Samsung highlighted improved battery life and camera on its new smartphone, the Galaxy S5. For its new watch, the Gear Fit, Samsung focused on health-monitoring features.
“Our consumers do not want eye-popping technology or the most complex technology,” J. K. Shin, Samsung’s chief executive of mobile communications, said at the event. “What they want is durable design and performance. They want a simple yet powerful camera. They want faster yet seamless connectivity.”
To that end, Samsung said it had spent a lot of time making the Galaxy S5’s camera software smarter. It streamlined the photo-editing tools to make it easier to alter a photo after it has been taken. It also made some improvements to hardware and software to capture richer and more vivid colors.
And to expand battery life for the Galaxy S5, Samsung developed a power-saving mode, in which the screen display is in black and white and can run only a few apps that the user chooses, like email and Internet browsing. Samsung says this mode cuts power consumption in half. Continue.

Mobile World Congress 2014
An annual event that showcases the latest devices, accessories and trends in the mobile industry.
The company has not yet announced prices for either product. But past Galaxy S phones have sold for at least $200 with a contract. Both are to be released around April.
Samsung’s last flagship phone, the Galaxy S4, did not sell as well as the company had expected, as its rival Apple regained ground at the high end of the smartphone market in recent months. It was unclear whether the disappointing performance of Samsung’s Galaxy S4 resulted from a highly saturated high-end smartphone market, a fading Galaxy S brand, or both.
While the Galaxy S phones are crucial for Samsung, the company firmly maintains its lead as the largest handset maker in the world. That is because it sells many different types of phones at different prices for various markets, from the low end to the high end.
By contrast, Apple’s iPhones are positioned as midtier and high-end phones. That is why even though Apple sells significantly fewer phones than Samsung, it makes the most profit. In the last quarter, Apple took more than three-quarters of all of the mobile industry’s profit, while Samsung took the rest, according to analysts.
The S4 was jam-packed with all kinds of new software features, like the ability to answer the phone by waving a hand above it, or the ability for the user to scroll down a screen by tilting his or her head. Critics panned many of the features, calling them technology for technology’s sake.
Jan Dawson, an independent telecom analyst for Jackdaw Research, said that Samsung’s strategy shift was “a recognition of the increasing maturity of the smartphone industry in particular, where we no longer see big leaps forward in core features.”
He added, “But it’s also disappointing to see Samsung so humbled by the relatively poor performance of the Galaxy S4 that it appears to have given up on inventing its own new ideas.”

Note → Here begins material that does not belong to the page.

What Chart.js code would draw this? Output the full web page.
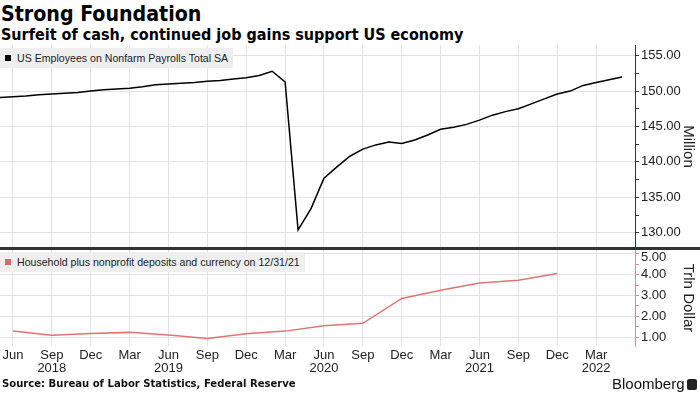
<!DOCTYPE html>
<html>
<head>
<meta charset="utf-8">
<script src="https://cdn.jsdelivr.net/npm/chart.js@4.4.1/dist/chart.umd.min.js"></script>
<style>
  html, body { margin:0; padding:0; background:#fff; }
  body { width:700px; height:394px; position:relative; overflow:hidden; font-family:"Liberation Sans", Arial, sans-serif; }
  .abs { position:absolute; white-space:nowrap; }
  #title { left:1px; top:0px; font-weight:bold; font-size:21.2px; line-height:28px; font-family:"DejaVu Sans Condensed","DejaVu Sans",sans-serif; color:#000; }
  #subtitle { left:1px; top:25px; font-weight:bold; font-size:16px; line-height:20px; font-family:"DejaVu Sans Condensed","DejaVu Sans",sans-serif; color:#000; }
  #wrapA { left:0; top:44px; width:700px; height:204px; }
  #wrapB { left:0; top:250px; width:700px; height:130px; }
  #sep { left:0; top:247px; width:700px; height:3px; background:#333; }
  .legend { background:#efefef; font-size:10.6px; color:#222; height:20px; line-height:20px; padding:0 5px 0 17px; }
  .legend .sw { position:absolute; left:5px; top:7px; width:6px; height:6px; }
  #legA { left:0; top:48px; }
  #legB { left:0; top:252px; }
  #source { left:2px; top:377px; font-weight:bold; font-size:11.2px; line-height:14px; font-family:"DejaVu Sans Condensed","DejaVu Sans",sans-serif; color:#111; }
  #brand { left:612px; top:375px; font-size:15px; line-height:18px; color:#111; font-family:"Liberation Sans", Arial, sans-serif; }
  #icon { left:687px; top:379px; width:10px; height:11px; background:#222; border-radius:2px; }
</style>
</head>
<body>
<div id="title" class="abs">Strong Foundation</div>
<div id="subtitle" class="abs">Surfeit of cash, continued job gains support US economy</div>
<div id="wrapA" class="abs"><canvas id="chartA" width="700" height="204"></canvas></div>
<div id="wrapB" class="abs"><canvas id="chartB" width="700" height="130"></canvas></div>
<div id="sep" class="abs"></div>
<div id="legA" class="abs legend"><span class="sw" style="background:#000"></span>US Employees on Nonfarm Payrolls Total SA</div>
<div id="legB" class="abs legend"><span class="sw" style="background:#e06666"></span>Household plus nonprofit deposits and currency on 12/31/21</div>
<div id="source" class="abs">Source: Bureau of Labor Statistics, Federal Reserve</div>
<div id="brand" class="abs">Bloomberg</div>
<div id="icon" class="abs"></div>
<script>
// ---- data ----
const payrollMonths = [
  '2018-05','2018-06','2018-07','2018-08','2018-09','2018-10','2018-11','2018-12',
  '2019-01','2019-02','2019-03','2019-04','2019-05','2019-06','2019-07','2019-08','2019-09','2019-10','2019-11','2019-12',
  '2020-01','2020-02','2020-03','2020-04','2020-05','2020-06','2020-07','2020-08','2020-09','2020-10','2020-11','2020-12',
  '2021-01','2021-02','2021-03','2021-04','2021-05','2021-06','2021-07','2021-08','2021-09','2021-10','2021-11','2021-12',
  '2022-01','2022-02','2022-03','2022-04','2022-05'
];
const payrollValues = [
  149.1,149.2,149.3,149.5,149.6,149.7,149.8,150.0,
  150.2,150.3,150.4,150.6,150.9,151.0,151.1,151.2,151.4,151.5,151.7,151.9,
  152.2,152.8,151.3,130.4,133.4,137.7,139.3,140.8,141.8,142.4,142.8,142.6,
  143.1,143.8,144.6,144.9,145.3,145.9,146.6,147.1,147.5,148.2,148.9,149.6,
  150.0,150.8,151.2,151.6,152.0
];
const depositQuarters = [
  '2018-06','2018-09','2018-12','2019-03','2019-06','2019-09','2019-12',
  '2020-03','2020-06','2020-09','2020-12','2021-03','2021-06','2021-09','2021-12'
];
const depositValues = [1.30,1.10,1.19,1.24,1.12,0.95,1.17,1.30,1.56,1.67,2.86,3.25,3.60,3.73,4.05];

const xTickMonths = ['2018-06','2018-09','2018-12','2019-03','2019-06','2019-09','2019-12','2020-03',
  '2020-06','2020-09','2020-12','2021-03','2021-06','2021-09','2021-12','2022-03'];
const xTickLabels = ['Jun','Sep','Dec','Mar','Jun','Sep','Dec','Mar','Jun','Sep','Dec','Mar','Jun','Sep','Dec','Mar'];
const yearTickMonths = ['2018-09','2019-06','2020-06','2021-06','2022-03'];
const yearTickLabels = ['2018','2019','2020','2021','2022'];
const payrollTicks = [130,135,140,145,150,155];
const depositTicks = [1,2,3,4,5];

// ---- helpers ----
function monthIndex(s){ const p = s.split('-').map(Number); return (p[0]-2018)*12 + (p[1]-1); }
function withMinor(majors){
  const out = [];
  majors.forEach((v,i)=>{ out.push({value:v}); if(i<majors.length-1) out.push({value:(v+majors[i+1])/2}); });
  return out;
}
const GRID = '#e3e3e3';
const PINK = '#e48a8a';
const TXT = '#222';
const FAMILY = '"Liberation Sans", Arial, sans-serif';

function xScale(showLabels){
  return {
    type:'linear', min:4, max:53,
    afterBuildTicks: s => { s.ticks = xTickMonths.map(m => ({value: monthIndex(m)})); },
    afterFit: s => { s.height = showLabels ? 34 : 0; s.paddingLeft = 0; s.paddingRight = 0; },
    grid:{color:GRID, lineWidth:1, drawTicks:false},
    border:{display:false},
    ticks:{
      display:showLabels, autoSkip:false, maxRotation:0, color:TXT,
      font:{family:FAMILY, size:13, lineHeight:1.0}, padding:3,
      callback: (value) => {
        const k = xTickMonths.findIndex(m => monthIndex(m) === value);
        if (k < 0) return '';
        const yi = yearTickMonths.indexOf(xTickMonths[k]);
        return yi >= 0 ? [xTickLabels[k], yearTickLabels[yi]] : xTickLabels[k];
      }
    }
  };
}
function yScale(min, max, majors, axisColor, title, pushTop){
  return {
    position:'right', min:min, max:max,
    afterBuildTicks: s => { s.ticks = withMinor(majors); },
    afterFit: s => { s.width = 65; s.paddingTop = 0; s.paddingBottom = 0; },
    grid:{
      color: ctx => (ctx.tick && majors.includes(ctx.tick.value)) ? GRID : 'rgba(0,0,0,0)',
      tickColor: axisColor, tickLength:4, drawTicks:true
    },
    border:{display:true, color:axisColor, width:1},
    ticks:{
      autoSkip:false, color:TXT, font:{family:FAMILY, size:13, lineHeight:0.62}, padding:2,
      callback: v => {
        if (!majors.includes(v)) return '';
        const t = v.toFixed(2);
        return (pushTop && v === majors[majors.length-1]) ? ['', t] : t;
      }
    },
    title:{display:true, text:title, color:TXT, font:{family:FAMILY, size:15}, padding:{top:3,bottom:0}}
  };
}
const common = {
  responsive:false, animation:false, devicePixelRatio:1,
  plugins:{legend:{display:false}, tooltip:{enabled:false}},
  elements:{point:{radius:0}, line:{tension:0}}
};

new Chart(document.getElementById('chartA'), {
  type:'line',
  data:{datasets:[{
    data: payrollMonths.map((m,i)=>({x:monthIndex(m), y:payrollValues[i]})),
    borderColor:'#000', borderWidth:1.5, fill:false
  }]},
  options: Object.assign({}, common, {
    layout:{padding:{top:1,bottom:0,left:0,right:0}},
    scales:{ x:xScale(false), y:yScale(127.84,156.51,payrollTicks,'#333','Million',false) }
  })
});

new Chart(document.getElementById('chartB'), {
  type:'line',
  data:{datasets:[{
    data: depositQuarters.map((m,i)=>({x:monthIndex(m), y:depositValues[i]})),
    borderColor:'#e07474', borderWidth:1.5, fill:false
  }]},
  options: Object.assign({}, common, {
    layout:{padding:{top:0,bottom:0,left:0,right:0}},
    scales:{ x:xScale(true), y:yScale(0.59,5.17,depositTicks,PINK,'Trln Dollar',true) }
  })
});
</script>
</body>
</html>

The smartwatch Samsung announced on Monday, the Gear Fit, also has fewer features than its predecessor. It has a small, 1.84-inch curved touch screen. Like the exercise bands made by Nike and Fitbit, it can count a person’s steps. It also has a heart-rate sensor — an infrared light flashes on the user’s wrist to show when his or her blood vessels contract as the heart beats.

The Gear Fit lacks a camera, and does not run Google’s Android software system. Instead, it runs a bare-bones operating system that Samsung does not yet have a name for. Because the software is so lightweight, the watch is able to have a battery life of at least three days, according to Samsung, about triple the battery life of the Galaxy Gear.

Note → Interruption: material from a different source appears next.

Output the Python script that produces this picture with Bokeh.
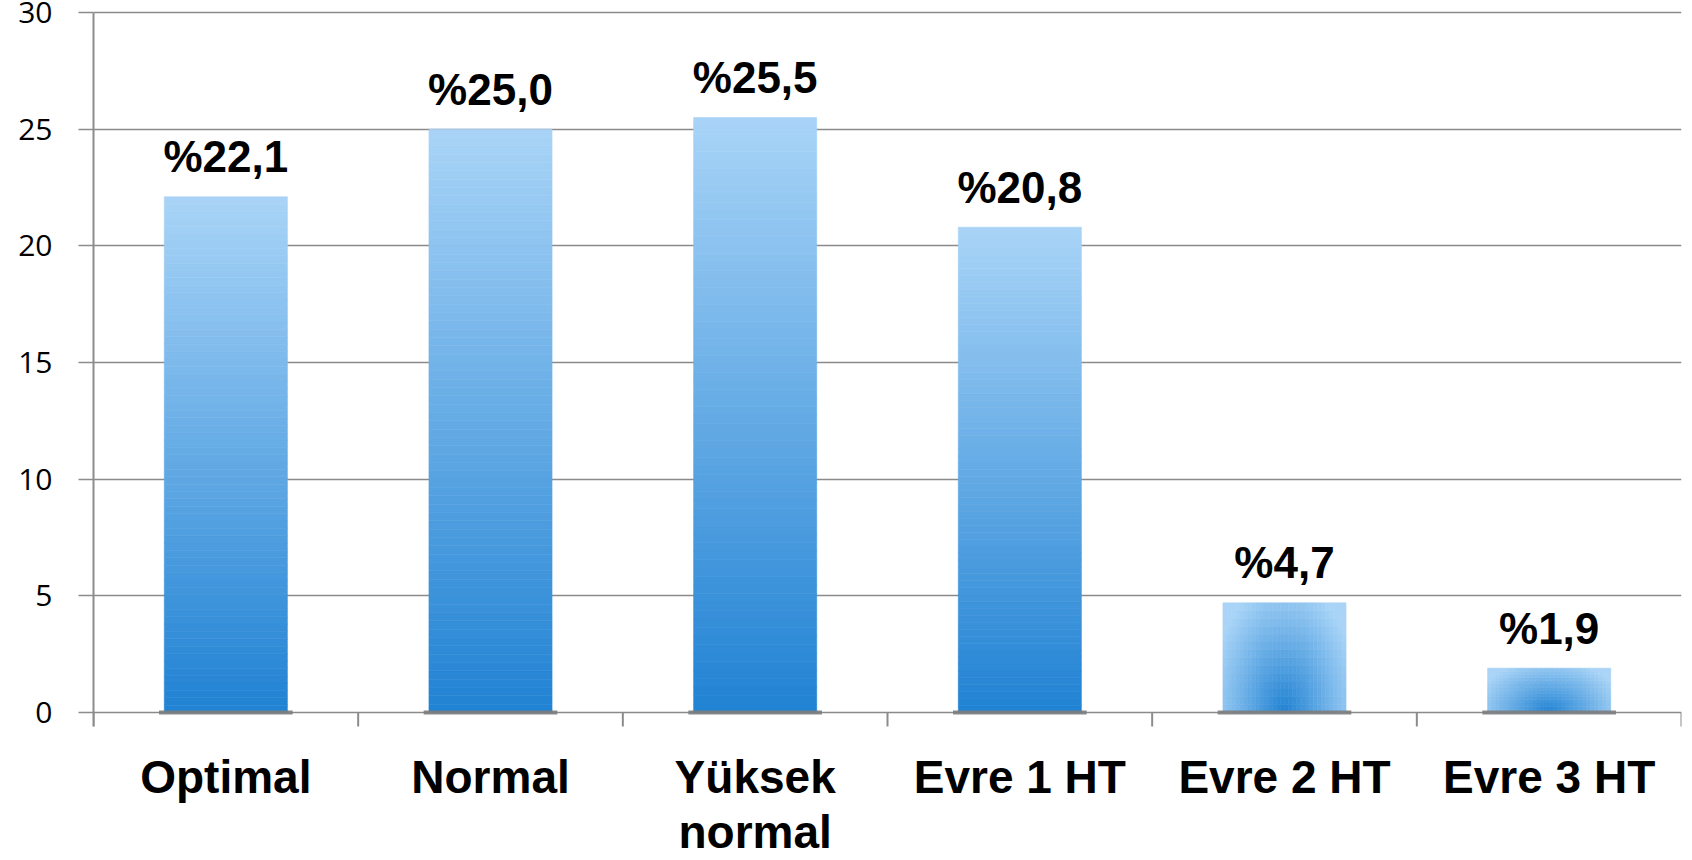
from bokeh.plotting import figure
from bokeh.models import Range1d, FixedTicker, ColumnDataSource
from bokeh.core.properties import value
from bokeh.embed import file_html
from bokeh.resources import INLINE
import math

# ---- data ----
categories = ["Optimal", "Normal", "Yüksek\nnormal", "Evre 1 HT", "Evre 2 HT", "Evre 3 HT"]
percentages = [22.1, 25.0, 25.5, 20.8, 4.7, 1.9]
y_ticks = [0, 5, 10, 15, 20, 25, 30]

# ---- style / layout ----
W, H = 1692, 860
TOP_PX, ZERO_PX = 12, 712            # screen rows of the top tick and of zero
BAR_W = 0.465
LIGHT = (0xA9, 0xD4, 0xF7)
DARK = (0x20, 0x82, 0xD3)
AXIS_COL = "#8c8c8c"

y_max = y_ticks[-1]
pxu = (ZERO_PX - TOP_PX) / y_max     # pixels per unit
y_end = y_max + TOP_PX / pxu
y_start = -(H - ZERO_PX) / pxu


def mix(t):
    r = [int(round(DARK[i] + (LIGHT[i] - DARK[i]) * t)) for i in range(3)]
    return "#%02x%02x%02x" % tuple(r)


n = len(categories)
centers = [i + 0.5 for i in range(n)]

p = figure(width=W, height=H, output_backend="svg", toolbar_location=None,
           x_range=Range1d(0, n), y_range=Range1d(y_start, y_end),
           min_border_left=93, min_border_right=11, min_border_top=0,
           min_border_bottom=0)
p.outline_line_color = None
p.background_fill_color = "white"
p.border_fill_color = "white"

# gradient bars
L, R, B, T, C = [], [], [], [], []
for xc, v in zip(centers, percentages):
    if v >= 10:
        N = 70
        for k in range(N):
            L.append(xc - BAR_W / 2); R.append(xc + BAR_W / 2)
            B.append(v * k / N); T.append(v * (k + 1) / N)
            C.append(mix((k + 0.5) / N))
    else:
        nx, ny = 30, 14
        for i in range(nx):
            for j in range(ny):
                x0 = xc - BAR_W / 2 + BAR_W * i / nx
                x1 = xc - BAR_W / 2 + BAR_W * (i + 1) / nx
                y0 = v * j / ny
                y1 = v * (j + 1) / ny
                dx = ((x0 + x1) / 2 - xc) / (BAR_W / 2)
                dy = ((y0 + y1) / 2) / v
                d = math.sqrt(dx * dx * 0.9 + dy * dy * 0.9)
                L.append(x0); R.append(x1); B.append(y0); T.append(y1)
                C.append(mix(min(1.0, d / 1.15)))

p.quad(left=L, right=R, bottom=B, top=T, fill_color=C, line_color=C, line_width=0.6)

# grid (horizontal lines incl. the zero baseline)
p.xgrid.visible = False
p.ygrid.ticker = FixedTicker(ticks=y_ticks)
p.ygrid.grid_line_color = "#8a8a8a"
p.ygrid.grid_line_width = 1.6

# shadow at the base of each bar
p.segment(x0=[c - BAR_W / 2 - 0.02 for c in centers], x1=[c + BAR_W / 2 + 0.02 for c in centers],
          y0=[0] * n, y1=[0] * n, line_color="#7d7d7d", line_width=4, line_alpha=0.9)

# category boundary ticks below the baseline
bounds_x = list(range(n + 1))
p.ray(x=bounds_x, y=[0] * (n + 1), length=14, length_units="screen",
      angle=-90, angle_units="deg", line_color=AXIS_COL, line_width=2)

# value labels
src = ColumnDataSource(dict(x=centers, y=percentages,
                            txt=["%" + ("%.1f" % v).replace(".", ",") for v in percentages]))
p.text(x="x", y="y", text="txt", source=src, text_align="center", text_baseline="alphabetic",
       y_offset=-40, text_font=value("Liberation Sans"), text_font_style="bold",
       text_font_size="44px", text_color="black")

# category labels
cat_src = ColumnDataSource(dict(x=centers, y=[0] * n, txt=categories))
p.text(x="x", y="y", text="txt", source=cat_src, text_align="center", text_baseline="top",
       y_offset=38, text_font=value("Liberation Sans"), text_font_style="bold",
       text_font_size="46px", text_color="black", text_line_height=1.06)

# y axis
ya = p.yaxis[0]
ya.ticker = FixedTicker(ticks=y_ticks)
ya.bounds = (-14 / pxu, y_max)
ya.axis_line_color = AXIS_COL
ya.axis_line_width = 2
ya.major_tick_line_color = AXIS_COL
ya.major_tick_line_width = 1.6
ya.major_tick_out = 15
ya.major_tick_in = 0
ya.minor_tick_line_color = None
ya.major_label_standoff = 26
ya.major_label_text_font = "Open Sans"
ya.major_label_text_font_size = "30px"
ya.major_label_text_color = "#000000"

p.xaxis.visible = False

open("out.html", "w").write(file_html(p, INLINE))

The watch can also synchronize with some Samsung phones to receive text message and email notifications on the screen.
The new phone can do some other tricks, too.
It supports a new cellular data technology called carrier aggregation. The technology essentially allows the phone to download data from multiple radio channels simultaneously, instead of from just one channel, which can increase the speed of data transfer significantly.

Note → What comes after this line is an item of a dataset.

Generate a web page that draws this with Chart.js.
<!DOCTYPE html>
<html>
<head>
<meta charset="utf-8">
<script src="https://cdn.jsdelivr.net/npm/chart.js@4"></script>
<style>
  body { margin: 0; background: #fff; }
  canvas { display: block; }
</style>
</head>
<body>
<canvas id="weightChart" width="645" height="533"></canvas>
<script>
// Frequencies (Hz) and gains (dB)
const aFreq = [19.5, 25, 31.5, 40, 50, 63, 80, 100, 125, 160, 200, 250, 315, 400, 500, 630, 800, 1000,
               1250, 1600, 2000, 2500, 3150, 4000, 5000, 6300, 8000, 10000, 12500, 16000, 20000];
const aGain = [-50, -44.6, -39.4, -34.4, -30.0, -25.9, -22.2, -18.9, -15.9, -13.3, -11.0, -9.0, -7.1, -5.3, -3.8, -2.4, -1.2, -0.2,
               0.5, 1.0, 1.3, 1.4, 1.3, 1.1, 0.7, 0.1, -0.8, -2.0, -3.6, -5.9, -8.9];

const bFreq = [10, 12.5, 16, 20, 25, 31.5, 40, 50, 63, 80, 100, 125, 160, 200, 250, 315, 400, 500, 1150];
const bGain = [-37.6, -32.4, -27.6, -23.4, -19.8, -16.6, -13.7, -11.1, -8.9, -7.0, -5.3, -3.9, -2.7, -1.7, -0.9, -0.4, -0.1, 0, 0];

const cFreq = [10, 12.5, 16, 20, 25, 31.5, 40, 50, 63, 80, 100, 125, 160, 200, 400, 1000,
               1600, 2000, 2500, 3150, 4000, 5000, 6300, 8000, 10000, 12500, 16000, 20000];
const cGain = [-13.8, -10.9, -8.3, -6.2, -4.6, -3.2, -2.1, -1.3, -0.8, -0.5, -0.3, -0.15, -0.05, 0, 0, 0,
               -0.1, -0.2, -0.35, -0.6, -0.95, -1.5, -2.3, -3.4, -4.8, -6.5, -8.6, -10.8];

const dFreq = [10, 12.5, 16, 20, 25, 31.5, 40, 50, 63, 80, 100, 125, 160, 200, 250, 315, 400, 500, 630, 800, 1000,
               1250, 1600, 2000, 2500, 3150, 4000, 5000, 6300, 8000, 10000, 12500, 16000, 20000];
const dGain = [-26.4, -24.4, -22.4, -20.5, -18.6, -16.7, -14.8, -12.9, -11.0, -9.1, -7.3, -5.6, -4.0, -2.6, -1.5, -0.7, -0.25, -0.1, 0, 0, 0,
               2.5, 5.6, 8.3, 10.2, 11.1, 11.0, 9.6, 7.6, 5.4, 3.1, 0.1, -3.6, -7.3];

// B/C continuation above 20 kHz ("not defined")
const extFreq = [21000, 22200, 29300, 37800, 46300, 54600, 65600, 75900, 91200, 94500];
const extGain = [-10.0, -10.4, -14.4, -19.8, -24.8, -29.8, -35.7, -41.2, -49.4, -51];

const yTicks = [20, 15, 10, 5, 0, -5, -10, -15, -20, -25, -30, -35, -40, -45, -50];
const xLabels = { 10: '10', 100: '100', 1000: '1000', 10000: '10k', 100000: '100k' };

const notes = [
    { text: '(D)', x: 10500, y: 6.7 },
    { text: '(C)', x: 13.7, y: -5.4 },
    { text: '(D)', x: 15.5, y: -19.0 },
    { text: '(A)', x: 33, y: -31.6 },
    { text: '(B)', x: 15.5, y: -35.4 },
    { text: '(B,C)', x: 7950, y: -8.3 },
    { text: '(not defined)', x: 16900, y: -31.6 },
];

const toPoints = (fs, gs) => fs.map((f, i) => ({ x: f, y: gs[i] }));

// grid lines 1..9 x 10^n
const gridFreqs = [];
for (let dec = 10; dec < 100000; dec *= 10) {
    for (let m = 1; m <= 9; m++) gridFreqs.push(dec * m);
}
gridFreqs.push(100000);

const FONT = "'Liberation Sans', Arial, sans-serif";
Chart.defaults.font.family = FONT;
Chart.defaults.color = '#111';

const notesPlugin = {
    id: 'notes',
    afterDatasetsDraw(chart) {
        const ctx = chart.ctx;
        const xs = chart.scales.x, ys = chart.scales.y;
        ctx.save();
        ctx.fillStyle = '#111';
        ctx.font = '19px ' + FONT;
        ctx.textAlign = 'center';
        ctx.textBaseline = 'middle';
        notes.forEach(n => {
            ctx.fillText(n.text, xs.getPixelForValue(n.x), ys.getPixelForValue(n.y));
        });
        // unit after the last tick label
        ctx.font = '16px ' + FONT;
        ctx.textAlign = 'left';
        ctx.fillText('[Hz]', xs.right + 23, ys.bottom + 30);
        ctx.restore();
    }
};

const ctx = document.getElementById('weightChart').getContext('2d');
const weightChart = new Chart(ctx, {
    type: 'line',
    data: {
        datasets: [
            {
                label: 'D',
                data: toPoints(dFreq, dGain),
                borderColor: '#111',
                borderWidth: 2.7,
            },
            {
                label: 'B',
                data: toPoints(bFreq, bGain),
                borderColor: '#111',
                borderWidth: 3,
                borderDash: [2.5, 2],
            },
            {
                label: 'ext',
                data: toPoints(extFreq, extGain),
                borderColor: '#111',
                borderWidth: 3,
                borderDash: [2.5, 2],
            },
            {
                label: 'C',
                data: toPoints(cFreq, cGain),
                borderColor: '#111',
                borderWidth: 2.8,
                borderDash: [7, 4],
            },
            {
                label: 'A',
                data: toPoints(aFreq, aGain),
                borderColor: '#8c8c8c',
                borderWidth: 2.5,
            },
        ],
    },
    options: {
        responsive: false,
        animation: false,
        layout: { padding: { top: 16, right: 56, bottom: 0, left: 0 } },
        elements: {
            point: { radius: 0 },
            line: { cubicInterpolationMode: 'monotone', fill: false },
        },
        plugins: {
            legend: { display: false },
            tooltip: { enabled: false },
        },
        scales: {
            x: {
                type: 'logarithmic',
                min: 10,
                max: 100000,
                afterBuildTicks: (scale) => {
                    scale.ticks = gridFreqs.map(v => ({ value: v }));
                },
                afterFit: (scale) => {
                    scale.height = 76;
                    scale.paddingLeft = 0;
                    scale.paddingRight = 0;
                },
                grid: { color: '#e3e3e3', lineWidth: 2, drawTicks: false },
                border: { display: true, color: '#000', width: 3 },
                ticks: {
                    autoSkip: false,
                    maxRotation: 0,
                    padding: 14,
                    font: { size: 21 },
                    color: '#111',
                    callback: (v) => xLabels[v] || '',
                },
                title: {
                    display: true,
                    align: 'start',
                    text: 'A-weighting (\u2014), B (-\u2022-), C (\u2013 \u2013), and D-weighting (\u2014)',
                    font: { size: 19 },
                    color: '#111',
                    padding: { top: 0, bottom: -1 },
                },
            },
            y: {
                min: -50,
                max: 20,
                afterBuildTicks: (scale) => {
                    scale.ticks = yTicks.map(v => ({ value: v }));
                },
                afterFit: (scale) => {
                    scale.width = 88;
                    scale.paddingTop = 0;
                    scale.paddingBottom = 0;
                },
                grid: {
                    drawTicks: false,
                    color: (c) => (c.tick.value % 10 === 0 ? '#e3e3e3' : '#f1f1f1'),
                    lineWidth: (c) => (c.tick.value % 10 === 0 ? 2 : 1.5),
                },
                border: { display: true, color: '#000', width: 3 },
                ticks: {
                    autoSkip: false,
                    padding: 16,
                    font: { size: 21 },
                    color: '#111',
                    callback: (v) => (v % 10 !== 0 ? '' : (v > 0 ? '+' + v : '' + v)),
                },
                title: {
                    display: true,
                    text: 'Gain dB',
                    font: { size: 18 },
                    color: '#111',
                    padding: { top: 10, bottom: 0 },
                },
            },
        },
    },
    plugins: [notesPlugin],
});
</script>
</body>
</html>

Samsung said it also designed the new phone to be waterproof in up to a meter, or slightly more than a yard, of water, protecting the device from a waterlogged fate that has prematurely ruined cellphones of all stripes. Rubber seals embedded inside the case help protect the vital parts of the phone, like the battery and SIM card.
Although the company will almost certainly market the new phone aggressively, it has told analysts it would tighten the belt on its huge marketing budget for its mobile products this year. Samsung’s low-key introduction of these products on Monday, and two other smartwatches that it announced in a news release, is a reflection of that lower spending.
Still, a smaller budget does not necessarily mean small.
Samsung introduced the devices in front of a huge audience at the Mobile World Congress. Though the event was not as lavish as past presentations, the company hired a string orchestra to play a 10-minute prelude before the event started.